Ben's eyebrows rose. He took that duck back, pointed it at my chest and BANG, shot me right in the heart. Deliberately, he lifted the barrel to his lips, blew smoke away and tucked the stick into the waist band of his shorts.
"It's a GUN," he said, and stalked off.
Have you noticed how sometimes we adults have an agenda in helping kids think creatively that kids don't share? I was trying to prompt a student to think creatively my way. He showed me, quite clearly, that he was perfectly capable of doing so. He used his imagination to transform a stick into a gun. He carried out the role of gun-user. He added detail to that role. He persisted in the face of my attempts to make the stick more pacific.
Kids, in fact, love to think creatively. As parents and teachers, I believe we need to share and encourage different kinds of creative thinking with the children in our care. As Alexandra K. Trenfor tell us:
We need to take care that, in our enthusiasm for sharing creative thinking with our kids, we don't discount the very real creativity they possess innately.
So let's encourage our children to imagine - to build mental images, dream and ask themselves the question: what if? Let's encourage them to be flexible in their thinking and to look at problems from as many different ways as possible. Let's encourage them to experiment and come up with alternatives. Let's ask them to design and invent and hypothesise. Let's do all those things in an atmosphere where respect for everyone's ideas is the norm, and where kids produce their own ideas and products as a matter of course.
Book Chook Challenge for Kids: September 13 is actually International Chocolate Day.
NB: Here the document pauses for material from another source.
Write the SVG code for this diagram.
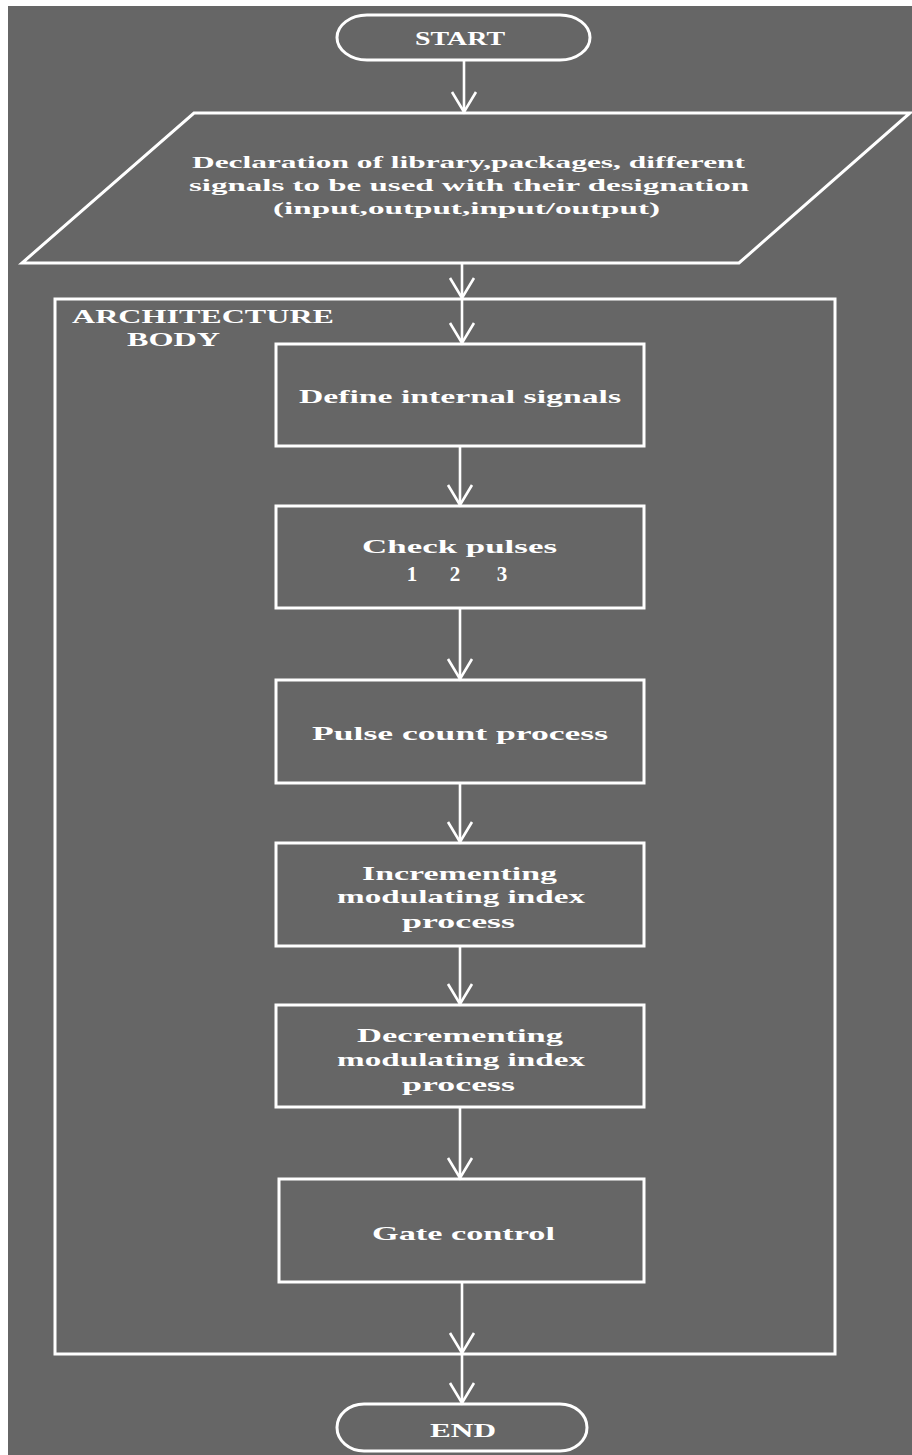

What creative activities can kids devise around that theme? Some prompts:
* List all the chocolate bars you can think of.
* Design a wrapper and invent a slogan for a new kind of chocolate.
* How could chocolate be used to capture a dragon/save a life/defeat an enemy?
* List three reasons chocolate is good for us. List three reasons why chocolate is not good for us.
* What could be the problems caused by swimming in a lake of chocolate?
* Design a machine for making chocolate-coated something.
* Write a letter to your principal, persuading her/him to use chocolate as a reward system at school.
* Draw up a plan using chocolate to bring about world peace.